500g (2 tins) sweetened chestnut purée (I used one can of unsweetened Merchant Gourmet Chestnut puree, and followed the instructions on the tin to make it sweet, which produced the right quantity of chestnut puree for the recipe)
175g soft, unsalted butter
300g dark chocolate, minimum 70% cocoa solids
3 tablespoons dark rum
crystallised violets (didn’t use)
Beat the purée in a bowl until it’s smooth, and then add the butter, beating again to make a well-blended mixture.

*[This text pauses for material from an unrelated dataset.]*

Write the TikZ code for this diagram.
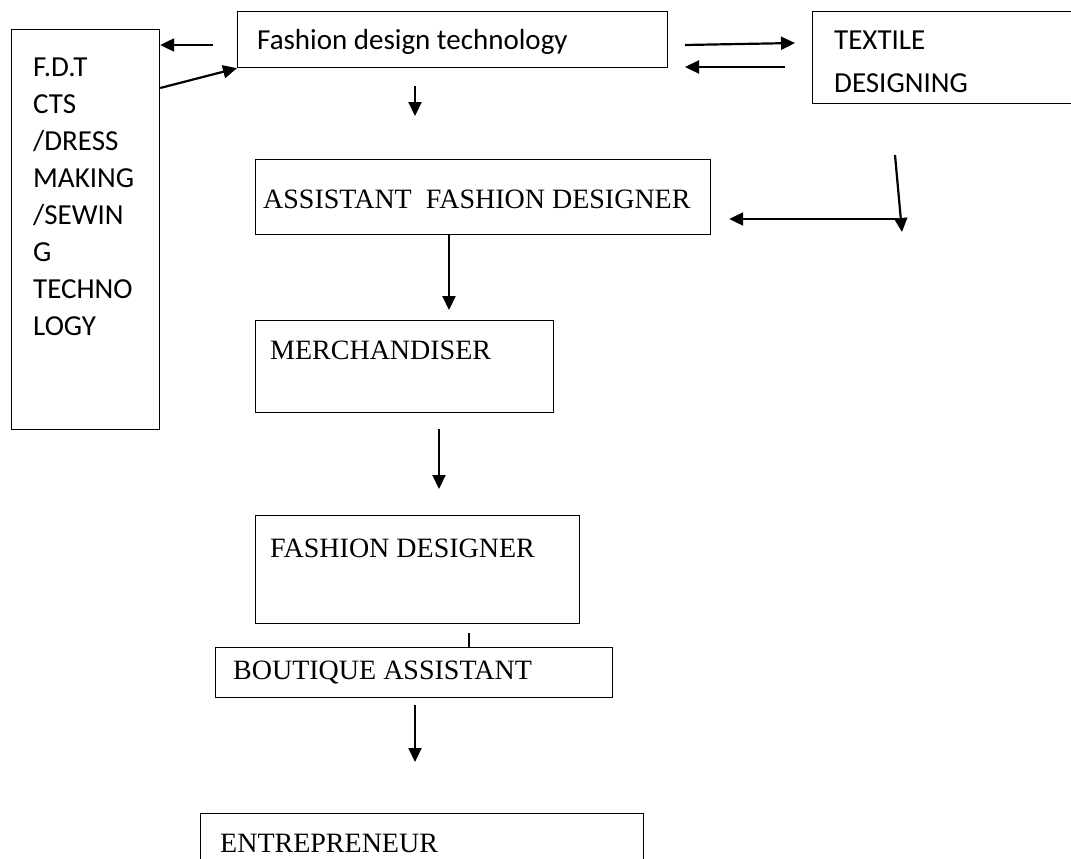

Melt the chocolate and let it cool slightly, before adding it to the chestnut and butter in the bowl. Beat in the rum, and spoon the chocolate mixture into a 23 x 10cm loaf tin (I used a slightly deeper but approximately shaped tupperware box, which worked fine), lined with clingfilm, in two batches, making sure the first layer reaches the corners and sides of the bottom of the tin before you smooth over the rest. Wrap the overhanging clingfilm over the cake so that it is completely covered, and put it in the fridge to set for at least four hours, but a day or so in advance if you want.
Don’t take the loaf tin out of the fridge until you want to eat it, when you just unmould the cake, cut it into thin slices and serve with crème fraîche or sour cream.
I must say this was absolutely delicious, even without any cream.